To make this cold dinner noodle casserole you first want to start off by cooking your elbow macaroni. Take a large pot and fill it with cold water.
Place the large pot over medium heat and bring the water to a boil. Add the pasta noodles and cook them until they are al dente. Please know that the cook time may vary depending on your specific situation.
After your pasta noodles are al dente, drain the boiling pasta water, and set the cooked pasta aside to cool. If possible, it’s a good idea to allow it to cool slightly and then refrigerate it so that it cools faster.
After your pasta has chilled, it’s time to begin making your cold tuna noodle casserole. Into a large mixing bowl add your cooled pasta, drained tuna, drained peas, mayonnaise, diced red onion if desired, onion powder, and garlic powder.
Stir the tuna mixture until everything is coded evenly. You’ll likely notice the bright peas as a spot of color standing out.

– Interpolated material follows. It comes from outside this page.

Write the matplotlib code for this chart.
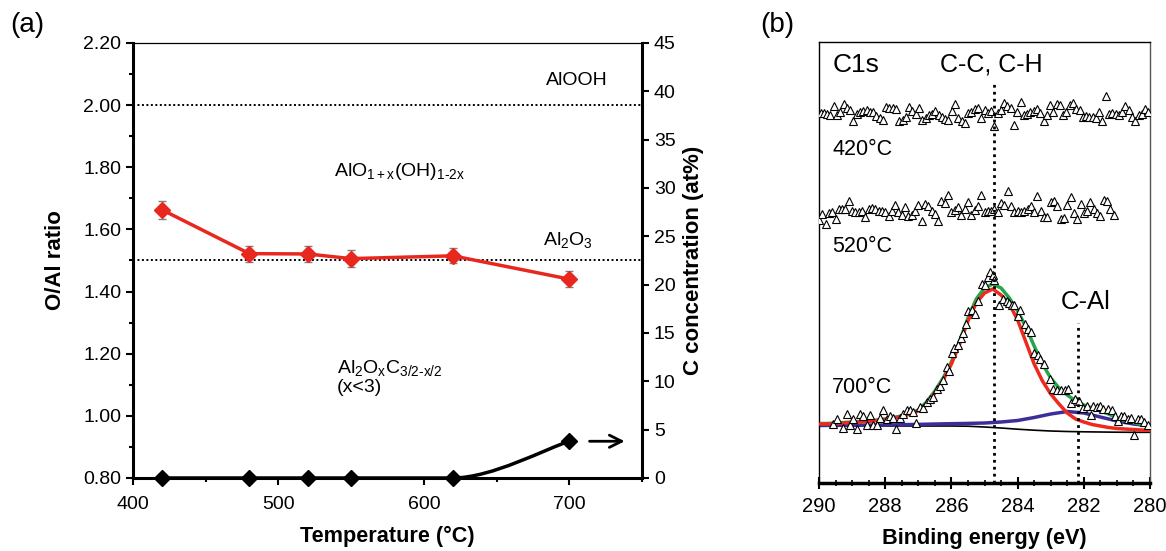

After your tuna noodle casserole is mixed together, you can store it in the fridge until you’re ready to serve. While storing it in the fridge it’s a good idea to cover it with plastic wrap to keep it nice and fresh. Then when you’re ready to serve, remove it from the refrigerator, dish it up, and serve alongside potato chips if desired and enjoy your delicious cold tuna noodle casserole recipe!